Other filmsBody of War, directed by Phil Donahue and Ellen Spiro, is a documentary marred by its horrible, pro-Democratic Party (or “left” Democratic Party, Naderite ) politics. Its central figure, Tomas Young, 22, is a seriously wounded Iraq war veteran.
In April 2004, while riding in a Humvee in Sadr City, Young was instantly paralyzed after being struck above the left collarbone. Back in the US, having receiving treatment at Walter Reed Medical Center, Young becomes active in the Iraq Veterans Against the War. He also marries his fiancée Brie. For their honeymoon, the newlyweds travel in August 2005 to Camp Casey, Cindy Sheehan’s protest encampment outside George W. Bush’s ranch in Crawford, Texas.
Much of the film, including the eventual break-up of Tomas and Brie’s marriage, is affecting. He and his mother seem entirely admirable human beings, honest and courageous to a fault, and genuinely horrified by the crimes of the Bush administration.
However, the film’s final scene, in the office of West Virginia Senator Robert Byrd, as the latter waxes eloquent about “the immortal 23” US senators who voted against the authorization of military force against Iraq in October 2002, is enough to make one’s gorge rise.
Michael Moore’s Captain Mike Across America speaks indirectly to some of the peculiarities of American political life, in fact, to the essential untenability of the two-party system. It documents Moore’s tour on behalf of Democratic Party presidential candidate John Kerry through a number of “swing” states in the weeks before the November 2004 election. Moore, of course, was riding high on the great success of his Fahrenheit 9/11, which had opened in late June.
The peculiarities of the new film begin with its opening titles, which criticize the Kerry campaign, faulting it for a lack of aggressiveness in response to Republican attack ads and so forth. Indeed, whether Moore has edited it out or not, as far as this spectator could determine, there was not a single verbal reference to Kerry in the remainder of the film. This is a film, in other words, from the failed school of “Anybody But Bush.”
Its politics stay at a very low level, for the most part little more than vague populist attacks on the Bush administration, which would educate and enlighten no one. The signs of a growing radicalization, however, which the Democratic Party is incapable of and hostile to seizing upon, are there in the film. Moore makes appearances in a variety of small and medium-sized cities, to enthusiastic crowds. Aside from pointing to that phenomenon, Captain Mike Across America has minimal value.
Battle in Seattle, directed by Stuart Townsend, is a dramatic recreation of the anti-globalization protest in Seattle in November-December 1999. Again, one senses that the appearance of certain performers—Ray Liotta, Connie Nielsen, Woody Harrelson, Charlize Theron and others—points to a shift in opinion in these circles.

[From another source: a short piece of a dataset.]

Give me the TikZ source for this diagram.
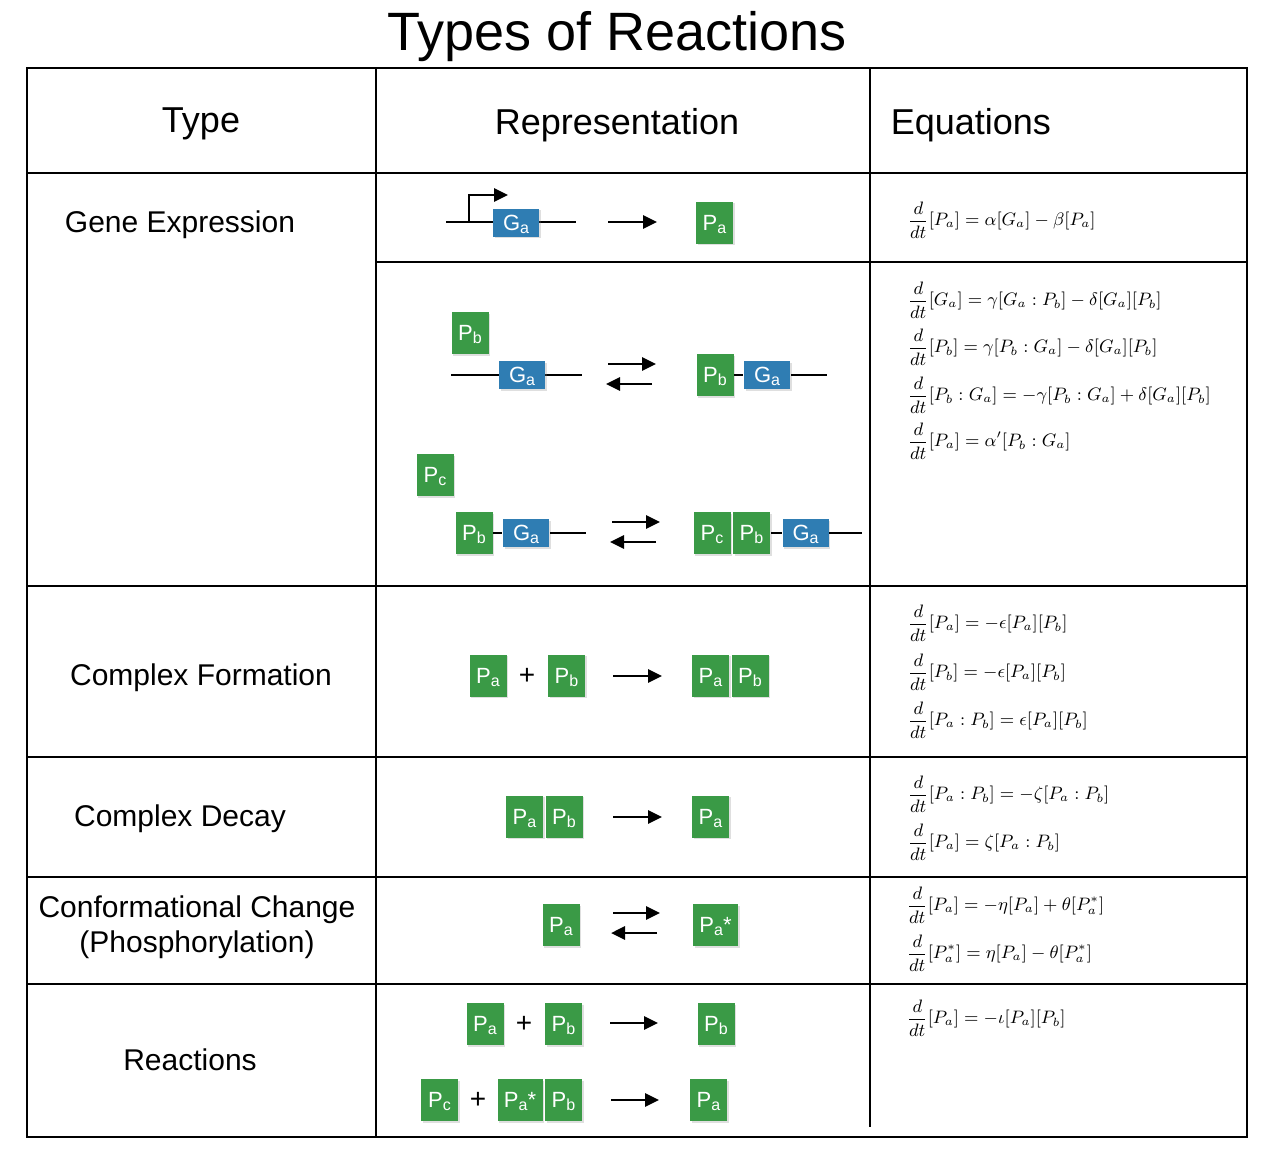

The drama, by and large, is not at all successful. Considering the politics it chooses exclusively to highlight—animal rights, ecology, Green politics in general—Battle in Seattle could have been worse, but that is not the highest compliment one can pay a film venture. The scenes of police brutality are affecting and convincing, but the dialogue among the “activists” is painful, by and large. “How do you stop those who’ll stop at nothing?” “You don’t stop.” The conversations are made up of clichés or slogans.
That La Zona, directed by Rodrigo Plá from Mexico, won the FIPRESCI (Fédération Internationale de la Presse Cinématographique / The International Federation of Film Critics) prize tells me a great deal know about that organization and that prize.
La Zona is a contrived story about social barriers in Mexico, a semi-hysterical and poorly scripted work, apparently intended to shake the consciences of upper middle class Mexicans about the plight of those their society excludes. Hardly a single moment rings true.